Set task —
Begin with the first line below and retype each line exactly through the line containing "const viewTo = 46.07;". Any pictures are to be left out.
== == ==
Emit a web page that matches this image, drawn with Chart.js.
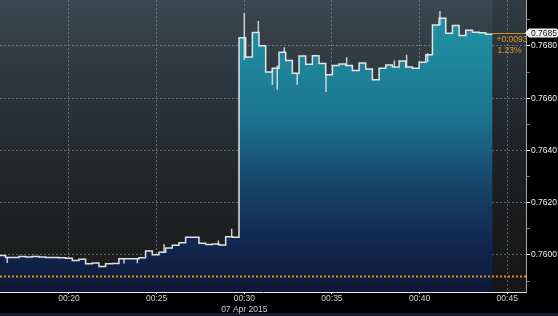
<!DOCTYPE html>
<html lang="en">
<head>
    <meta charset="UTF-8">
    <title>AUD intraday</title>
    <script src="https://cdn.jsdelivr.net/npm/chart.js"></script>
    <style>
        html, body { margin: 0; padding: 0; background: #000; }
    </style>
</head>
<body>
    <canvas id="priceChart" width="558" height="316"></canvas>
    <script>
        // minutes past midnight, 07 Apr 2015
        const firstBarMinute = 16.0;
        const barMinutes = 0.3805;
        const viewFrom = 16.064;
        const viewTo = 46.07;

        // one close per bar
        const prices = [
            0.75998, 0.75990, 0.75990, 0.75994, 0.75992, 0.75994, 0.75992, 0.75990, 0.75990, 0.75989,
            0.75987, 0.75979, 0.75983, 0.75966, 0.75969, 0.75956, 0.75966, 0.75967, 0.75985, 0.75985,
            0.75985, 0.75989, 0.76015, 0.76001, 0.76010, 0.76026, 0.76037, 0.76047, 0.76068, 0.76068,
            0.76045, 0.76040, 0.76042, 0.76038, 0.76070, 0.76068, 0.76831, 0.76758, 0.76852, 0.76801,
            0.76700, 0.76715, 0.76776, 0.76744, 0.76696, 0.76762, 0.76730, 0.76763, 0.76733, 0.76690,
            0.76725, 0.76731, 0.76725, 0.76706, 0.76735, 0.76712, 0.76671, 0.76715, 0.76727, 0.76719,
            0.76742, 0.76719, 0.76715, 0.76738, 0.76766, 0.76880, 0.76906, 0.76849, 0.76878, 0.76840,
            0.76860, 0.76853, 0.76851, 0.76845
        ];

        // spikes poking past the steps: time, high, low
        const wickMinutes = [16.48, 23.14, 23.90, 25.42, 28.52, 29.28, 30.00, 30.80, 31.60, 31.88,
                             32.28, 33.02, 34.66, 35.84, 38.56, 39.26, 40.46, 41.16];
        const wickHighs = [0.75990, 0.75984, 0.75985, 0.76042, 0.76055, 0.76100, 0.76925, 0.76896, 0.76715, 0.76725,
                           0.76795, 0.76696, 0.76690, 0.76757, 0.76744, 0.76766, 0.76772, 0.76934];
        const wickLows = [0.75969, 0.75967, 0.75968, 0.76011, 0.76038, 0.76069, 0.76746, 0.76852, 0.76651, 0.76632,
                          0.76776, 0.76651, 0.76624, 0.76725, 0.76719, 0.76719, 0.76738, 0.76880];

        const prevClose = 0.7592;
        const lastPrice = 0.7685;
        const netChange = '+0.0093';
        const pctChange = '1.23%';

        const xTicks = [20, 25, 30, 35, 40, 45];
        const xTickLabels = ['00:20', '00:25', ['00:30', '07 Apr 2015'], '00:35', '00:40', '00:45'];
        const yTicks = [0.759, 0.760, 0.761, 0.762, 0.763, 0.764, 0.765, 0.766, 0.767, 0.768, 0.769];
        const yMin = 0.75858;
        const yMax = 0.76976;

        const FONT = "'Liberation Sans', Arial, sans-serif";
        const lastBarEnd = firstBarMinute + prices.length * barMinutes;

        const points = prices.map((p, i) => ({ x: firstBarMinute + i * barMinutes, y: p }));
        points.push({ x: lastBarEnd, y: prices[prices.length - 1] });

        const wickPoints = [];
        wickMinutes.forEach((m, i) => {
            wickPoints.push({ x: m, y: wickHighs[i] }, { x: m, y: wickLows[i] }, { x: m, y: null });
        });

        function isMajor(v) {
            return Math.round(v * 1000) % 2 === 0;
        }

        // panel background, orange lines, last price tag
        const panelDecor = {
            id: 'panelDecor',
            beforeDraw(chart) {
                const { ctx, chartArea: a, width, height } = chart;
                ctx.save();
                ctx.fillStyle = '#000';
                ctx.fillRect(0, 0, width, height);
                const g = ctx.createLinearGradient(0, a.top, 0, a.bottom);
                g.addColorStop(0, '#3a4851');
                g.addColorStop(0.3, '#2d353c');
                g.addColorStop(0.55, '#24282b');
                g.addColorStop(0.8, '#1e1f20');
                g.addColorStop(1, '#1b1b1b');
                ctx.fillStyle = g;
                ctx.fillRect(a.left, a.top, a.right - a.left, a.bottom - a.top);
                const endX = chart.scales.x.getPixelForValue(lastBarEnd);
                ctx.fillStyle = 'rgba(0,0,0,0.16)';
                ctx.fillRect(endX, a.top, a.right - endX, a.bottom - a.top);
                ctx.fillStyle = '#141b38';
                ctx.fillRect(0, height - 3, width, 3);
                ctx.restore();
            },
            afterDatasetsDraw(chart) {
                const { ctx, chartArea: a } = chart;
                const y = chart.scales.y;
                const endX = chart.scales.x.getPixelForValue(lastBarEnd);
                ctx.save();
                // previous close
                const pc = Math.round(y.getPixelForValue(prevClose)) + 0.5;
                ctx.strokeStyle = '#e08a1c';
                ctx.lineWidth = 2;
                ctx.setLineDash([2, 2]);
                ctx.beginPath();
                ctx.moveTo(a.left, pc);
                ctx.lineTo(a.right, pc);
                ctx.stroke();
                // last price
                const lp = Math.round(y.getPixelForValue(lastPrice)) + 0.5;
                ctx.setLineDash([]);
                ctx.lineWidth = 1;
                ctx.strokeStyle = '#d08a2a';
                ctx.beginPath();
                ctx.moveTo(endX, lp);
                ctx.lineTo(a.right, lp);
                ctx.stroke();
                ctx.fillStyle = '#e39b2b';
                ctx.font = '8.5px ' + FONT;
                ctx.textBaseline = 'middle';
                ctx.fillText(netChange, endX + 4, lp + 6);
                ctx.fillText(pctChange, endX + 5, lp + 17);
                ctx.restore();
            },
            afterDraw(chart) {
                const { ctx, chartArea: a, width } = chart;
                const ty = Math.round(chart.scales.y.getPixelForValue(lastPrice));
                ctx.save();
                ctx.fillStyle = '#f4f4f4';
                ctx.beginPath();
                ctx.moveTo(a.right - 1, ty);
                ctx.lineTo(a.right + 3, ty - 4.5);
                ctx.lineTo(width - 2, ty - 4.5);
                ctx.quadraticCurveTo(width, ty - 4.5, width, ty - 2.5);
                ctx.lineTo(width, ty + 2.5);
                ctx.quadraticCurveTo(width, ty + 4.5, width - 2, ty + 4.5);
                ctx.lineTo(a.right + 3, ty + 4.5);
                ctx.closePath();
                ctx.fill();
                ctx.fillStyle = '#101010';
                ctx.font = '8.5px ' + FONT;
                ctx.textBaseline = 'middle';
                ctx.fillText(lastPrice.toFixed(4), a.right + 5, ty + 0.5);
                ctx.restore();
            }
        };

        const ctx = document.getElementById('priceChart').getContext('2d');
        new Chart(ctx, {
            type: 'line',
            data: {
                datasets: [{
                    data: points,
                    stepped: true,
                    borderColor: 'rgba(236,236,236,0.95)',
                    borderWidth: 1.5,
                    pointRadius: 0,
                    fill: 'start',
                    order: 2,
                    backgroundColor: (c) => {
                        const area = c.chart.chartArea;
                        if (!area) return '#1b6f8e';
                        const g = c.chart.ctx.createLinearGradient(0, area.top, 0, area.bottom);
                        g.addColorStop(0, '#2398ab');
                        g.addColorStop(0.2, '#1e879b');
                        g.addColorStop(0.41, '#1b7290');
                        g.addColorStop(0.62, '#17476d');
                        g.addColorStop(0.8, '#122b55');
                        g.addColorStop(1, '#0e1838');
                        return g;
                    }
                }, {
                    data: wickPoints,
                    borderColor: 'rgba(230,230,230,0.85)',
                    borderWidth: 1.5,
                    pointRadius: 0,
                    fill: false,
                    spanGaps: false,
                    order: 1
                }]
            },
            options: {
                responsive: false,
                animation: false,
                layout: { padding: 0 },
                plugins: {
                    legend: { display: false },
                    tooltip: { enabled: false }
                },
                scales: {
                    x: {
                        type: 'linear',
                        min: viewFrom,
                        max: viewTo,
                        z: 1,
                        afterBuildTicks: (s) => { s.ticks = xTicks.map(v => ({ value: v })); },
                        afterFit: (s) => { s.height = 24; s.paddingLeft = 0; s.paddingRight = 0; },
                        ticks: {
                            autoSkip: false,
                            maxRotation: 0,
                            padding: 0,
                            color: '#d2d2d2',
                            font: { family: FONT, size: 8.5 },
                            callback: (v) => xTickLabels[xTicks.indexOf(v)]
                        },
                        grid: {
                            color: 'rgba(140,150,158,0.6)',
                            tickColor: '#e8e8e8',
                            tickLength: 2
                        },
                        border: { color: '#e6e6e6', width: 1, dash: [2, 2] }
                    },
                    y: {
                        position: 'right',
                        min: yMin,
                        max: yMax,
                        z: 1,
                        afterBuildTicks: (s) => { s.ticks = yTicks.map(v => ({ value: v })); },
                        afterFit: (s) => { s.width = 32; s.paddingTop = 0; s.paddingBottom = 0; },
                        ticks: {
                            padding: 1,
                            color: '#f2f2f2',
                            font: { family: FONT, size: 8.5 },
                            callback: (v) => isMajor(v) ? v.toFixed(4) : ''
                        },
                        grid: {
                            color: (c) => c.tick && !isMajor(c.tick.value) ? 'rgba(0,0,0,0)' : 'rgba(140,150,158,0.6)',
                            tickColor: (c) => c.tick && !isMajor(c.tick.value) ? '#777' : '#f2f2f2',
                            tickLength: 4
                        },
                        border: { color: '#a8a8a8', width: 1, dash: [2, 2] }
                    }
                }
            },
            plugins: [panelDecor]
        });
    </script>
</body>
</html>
== == ==
Complete answer —
Emit a web page that matches this image, drawn with Chart.js.
<!DOCTYPE html>
<html lang="en">
<head>
    <meta charset="UTF-8">
    <title>AUD intraday</title>
    <script src="https://cdn.jsdelivr.net/npm/chart.js"></script>
    <style>
        html, body { margin: 0; padding: 0; background: #000; }
    </style>
</head>
<body>
    <canvas id="priceChart" width="558" height="316"></canvas>
    <script>
        // minutes past midnight, 07 Apr 2015
        const firstBarMinute = 16.0;
        const barMinutes = 0.3805;
        const viewFrom = 16.064;
        const viewTo = 46.07;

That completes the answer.